Nearly 70,000 interceptions of migrants leaving Tunisia this year

This is more than double compared to last year. Nearly 70,000 migrants have been intercepted this year while trying to cross the Mediterranean from Tunisia to Italy, a national guard spokesperson said Saturday. Tunisia is, along with Libya, the main departure point for thousands of migrants seeking to reach Europe.

Over eleven months, the number of candidates for illegal emigration intercepted by the Tunisian authorities stood at 69,963 people compared to 31,297 over the same period of 2022, according to graphs sent to AFP by the spokesperson for the guard national, Houcem Eddine Jebabli.

Violent anti-migrant campaign

Of this total, 77.5% (54,224) were foreigners, the majority nationals from sub-Saharan Africa, and the rest Tunisians (15,739), compared to 59% foreign migrants in 2022 (18,363) compared to 12,961 Tunisians. The departures of migrants accelerated after a speech at the end of February by Tunisian President Kais Saied, denouncing the arrival of “hordes of illegal migrants” from sub-Saharan Africa and attributing their presence to a “criminal plan” aimed at “changing the demographic composition” of his country.
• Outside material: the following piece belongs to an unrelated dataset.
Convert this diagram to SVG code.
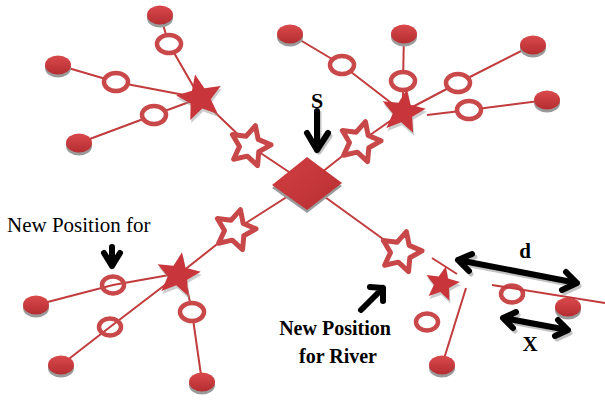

These remarks triggered a violent anti-migrant campaign prompting several African countries (Côte d’Ivoire and Guinea in particular) to repatriate thousands of them, while many others took to the sea at the cost of numerous shipwrecks. In 2023, the majority of migrants (82%) were intercepted on the coast near Sfax (center-east), a city barely 150 km from the Italian island of Lampedusa, compared to a figure of 66 % for 2022, according to the National Guard.

Expulsions in the desert

A new acceleration in the departures of migrants from sub-Saharan Africa occurred this summer after hundreds of them were chased out of Sfax, the scene of a brawl that led to the death of a Tunisian, and taken away by the police in desert areas on the borders with Libya and Algeria in what the UN denounced as “expulsions”. Accusations rejected by the Tunisian authorities.

According to several international humanitarian sources contacted recently by AFP, “at least 5,500 migrants have been expelled towards the border with Libya and more than 3,000 towards that with Algeria since June”, including a large number of migrants who had previously been intercepted at sea or on land. More than 100 migrants died in the Tunisian-Libyan desert during the summer, according to humanitarian sources who indicated that “collective expulsions to Libya and Algeria continue.”